手術看護認定看護師とは

役割

手術看護認定看護師は、手術という治療の場でどのような状況にあっても看護倫理を遵守して行動することのできることが求められます。また、熟練した技術の実践や他の看護スタッフに対する指導、相談を通じて看護の質の向上に貢献しなければなりません。

手術看護認定看護師には、手術前の準備から手術中の安全確保、手術後の継続した看護に至るまでの幅広い役割が求められるのです。

求められる専門知識や技術

実践面では、患者さんの状態を的確に把握し、術中看護へ活かすことができるように術前訪問の施行率を高めます。そういったことを通じ、患者さんが手術や麻酔に対して持っている不安や緊張を和らげるための心理的なサポートにあたります。

また、手術における合併症を防ぐために皮膚・排泄ケア認定看護師と連携して体温測定や小枕作成を行い、皮膚・神経損傷予防対策を行います。それと同時に体温や体位の管理、手術機材や機器の管理などといった安全管理もしなければなりません。

他のスタッフに対しては手術体位に関連した皮膚・神経損傷の予防や体温管理の方法などについて指導するほか、手術室のスタッフがEBNにもとづいて看護実践をすることができるよう、勉強会も定期的に開催します。スタッフに看護を実践する上でわからないことがあれば相談に乗り、解決策や改善策を考えます。

手術看護認定看護師になるには

資格取得方法

手術看護認定看護師は、日本看護協会の認定資格です。認定審査を受けるためには保健師か助産師、看護師の資格を取得してから通算して5年以上の実務経験が必要です。

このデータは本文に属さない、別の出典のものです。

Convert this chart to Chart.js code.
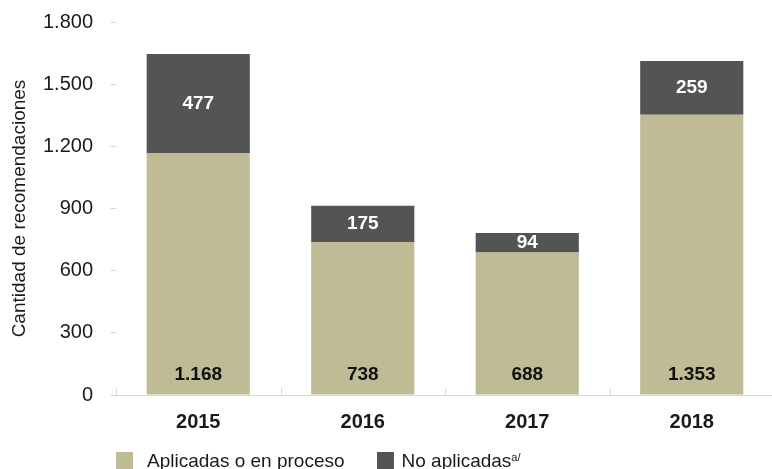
<!DOCTYPE html>
<html>
<head>
<meta charset="utf-8">
<script src="https://cdn.jsdelivr.net/npm/chart.js@4.4.1/dist/chart.umd.min.js"></script>
<style>
    html, body { margin: 0; padding: 0; background: #fff; overflow: hidden; }
    #wrap { position: relative; width: 774px; height: 469px; }
    #legend {
        position: absolute; left: 116px; top: 452px;
        display: flex; white-space: nowrap;
        font: 19px "Liberation Sans", sans-serif; color: #1a1a1a;
    }
    .item { display: flex; align-items: flex-start; }
    .box { width: 17px; height: 17px; margin-right: 14px; }
    .item span.txt { line-height: 19px; margin-top: -1px; }
    .item + .item { margin-left: 32px; }
    .item + .item .box { margin-right: 8px; }
    sup { font-size: 11px; vertical-align: 6px; line-height: 0; }
</style>
</head>
<body>
<div id="wrap">
    <canvas id="chart" width="774" height="469"></canvas>
    <div id="legend"></div>
</div>
<script>
// chart data
const years = ['2015', '2016', '2017', '2018'];
const aplicadas = [1168, 738, 688, 1353];
const noAplicadas = [477, 175, 94, 259];
const seriesNames = ['Aplicadas o en proceso', 'No aplicadas'];
const seriesNotes = ['', 'a/'];
const yTicks = [0, 300, 600, 900, 1200, 1500, 1800];

const colors = ['#bfbb94', '#545454'];

// spanish style thousands: 1.800
function fmt(v) {
    return String(v).replace(/\B(?=(\d{3})+(?!\d))/g, '.');
}

// numbers inside the bars
const barLabels = {
    id: 'barLabels',
    afterDatasetsDraw(chart) {
        const ctx = chart.ctx;
        ctx.save();
        ctx.font = 'bold 19px "Liberation Sans", sans-serif';
        ctx.textAlign = 'center';
        ctx.textBaseline = 'middle';
        chart.data.datasets.forEach((ds, i) => {
            chart.getDatasetMeta(i).data.forEach((bar, j) => {
                if (i === 0) {
                    ctx.fillStyle = '#111';
                    ctx.fillText(fmt(ds.data[j]), bar.x, bar.base - 20);
                } else {
                    ctx.fillStyle = '#fff';
                    ctx.fillText(fmt(ds.data[j]), bar.x, (bar.y + bar.base) / 2);
                }
            });
        });
        ctx.restore();
    }
};

// small ticks between categories, pointing up from the axis
const innerTicks = {
    id: 'innerTicks',
    afterDraw(chart) {
        const x = chart.scales.x;
        const ctx = chart.ctx;
        const half = (x.getPixelForValue(1) - x.getPixelForValue(0)) / 2;
        const bottom = chart.chartArea.bottom;
        ctx.save();
        ctx.strokeStyle = '#d9d9d9';
        ctx.lineWidth = 1;
        for (let i = 0; i < years.length; i++) {
            const px = Math.round(x.getPixelForValue(i) - half) + 0.5;
            ctx.beginPath();
            ctx.moveTo(px, bottom - 7);
            ctx.lineTo(px, bottom);
            ctx.stroke();
        }
        ctx.restore();
    }
};

const chart = new Chart(document.getElementById('chart'), {
    type: 'bar',
    data: {
        labels: years,
        datasets: [
            { label: seriesNames[0], data: aplicadas, backgroundColor: colors[0] },
            { label: seriesNames[1], data: noAplicadas, backgroundColor: colors[1] }
        ]
    },
    options: {
        responsive: false,
        animation: false,
        layout: { padding: { top: 22, bottom: 20, left: 0, right: 0 } },
        datasets: { bar: { categoryPercentage: 0.627, barPercentage: 1 } },
        scales: {
            x: {
                stacked: true,
                grid: { display: true, drawOnChartArea: false, drawTicks: false, color: '#d9d9d9' },
                border: { display: true, color: '#d9d9d9', width: 1 },
                ticks: {
                    padding: 15,
                    color: '#1a1a1a',
                    font: { family: '"Liberation Sans", sans-serif', size: 20, weight: 'bold' }
                }
            },
            y: {
                stacked: true,
                min: 0,
                max: 1800,
                afterBuildTicks(scale) {
                    scale.ticks = yTicks.map(v => ({ value: v }));
                },
                afterFit(scale) {
                    scale.width = 116;
                    scale.paddingTop = 0;
                    scale.paddingBottom = 0;
                },
                grid: { display: true, drawOnChartArea: false, drawTicks: true, tickLength: 6, color: '#d9d9d9' },
                border: { display: false },
                ticks: {
                    padding: 17,
                    color: '#1a1a1a',
                    font: { family: '"Liberation Sans", sans-serif', size: 20 },
                    callback: v => fmt(v)
                },
                title: {
                    display: true,
                    text: 'Cantidad de recomendaciones',
                    color: '#1a1a1a',
                    padding: { top: 8, bottom: 0 },
                    font: { family: '"Liberation Sans", sans-serif', size: 19 }
                }
            }
        },
        plugins: {
            legend: { display: false },
            tooltip: { enabled: false }
        }
    },
    plugins: [barLabels, innerTicks]
});

// html legend so the note can be a superscript
const legend = document.getElementById('legend');
chart.data.datasets.forEach((ds, i) => {
    const item = document.createElement('div');
    item.className = 'item';
    const box = document.createElement('div');
    box.className = 'box';
    box.style.background = ds.backgroundColor;
    const txt = document.createElement('span');
    txt.className = 'txt';
    txt.textContent = ds.label;
    if (seriesNotes[i]) {
        const sup = document.createElement('sup');
        sup.textContent = seriesNotes[i];
        txt.appendChild(sup);
    }
    item.appendChild(box);
    item.appendChild(txt);
    legend.appendChild(item);
});
</script>
</body>
</html>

そのうち手術看護分野での看護実績が3年以上となっていて、手術看護での機械出しや外回り看護師としての実績を持っていなければなりません。現在においても、手術看護部門に勤務していることが望ましくなります。

手術看護認定看護師を育成している教育機関は東京女子医科大学看護学部認定看護師教育センター、福井大学大学院医学系研究科付属地域医療高度化教育研究センター看護キャリアアップ部門、兵庫医科大学医療人育成センター認定看護師教育課程という3ヶ所です。

6ヶ月の在学期間で必修科目授業時間数として630時間、32単位が必要となります。研修を終えて年に1回実施されている日本看護協会の認定看護師審査を受け、審査に合格することができれば認定看護師として登録されます。

資格保有者数

手術看護認定看護師の登録者数は、全国で262名となっています。

難易度・合格率

手術看護認定看護師の合格率は、90%以上となっています。認定看護師教育課程でハイレベルな専門知識や実習を通じて知識や技術が得られ、認定看護師として必要なスキルを身につけることができるため、高い合格率になっています。

手術看護認定看護師の資格取得後

活躍できる職場

手術看護認定看護師が活躍することのできる医療機関は、オペ室を持っている機関です。特定機能病院、地域医療支援病院といった規模の医療機関で、大学病院や総合病院といった緊急指定病院、救命緊急センター、災害拠点病院などに指定されている医療機関でもあります。

具体的に手術看護認定看護師のいる病院としては、札幌医科大学付属病院、仙台オープン病院、埼玉県立がんセンター、東京労災病院、トヨタ記念病院、市立堺病院、広島赤十字・原爆病院、徳島大学病院、大分県立病院などのように病床数が多く手術室も持つ医療機関が挙げられます。

将来性

手術医療がより高度で複雑になる中、手術を受ける患者さんの高齢化もあって、合併症などを発症するリスクも増しています。手術における患者さんの安全や安楽を求める手術看護の役割は、今後一層大きくなります。

医学の進歩によって手術で治癒に至る病気や怪我も増えているため、今後も手術看護認定看護師の需要はさらに大きくなるでしょう。

また、認定看護師を配置する医療機関では、認定看護師の役割である実践として個人、家族及び集団に対して熟練した看護技術による水準の高い看護を提供することについて期待しています。チーム医療を推進していく上でも、指導や相談といったようにリーダーシップを発揮することのできる人材が求められています。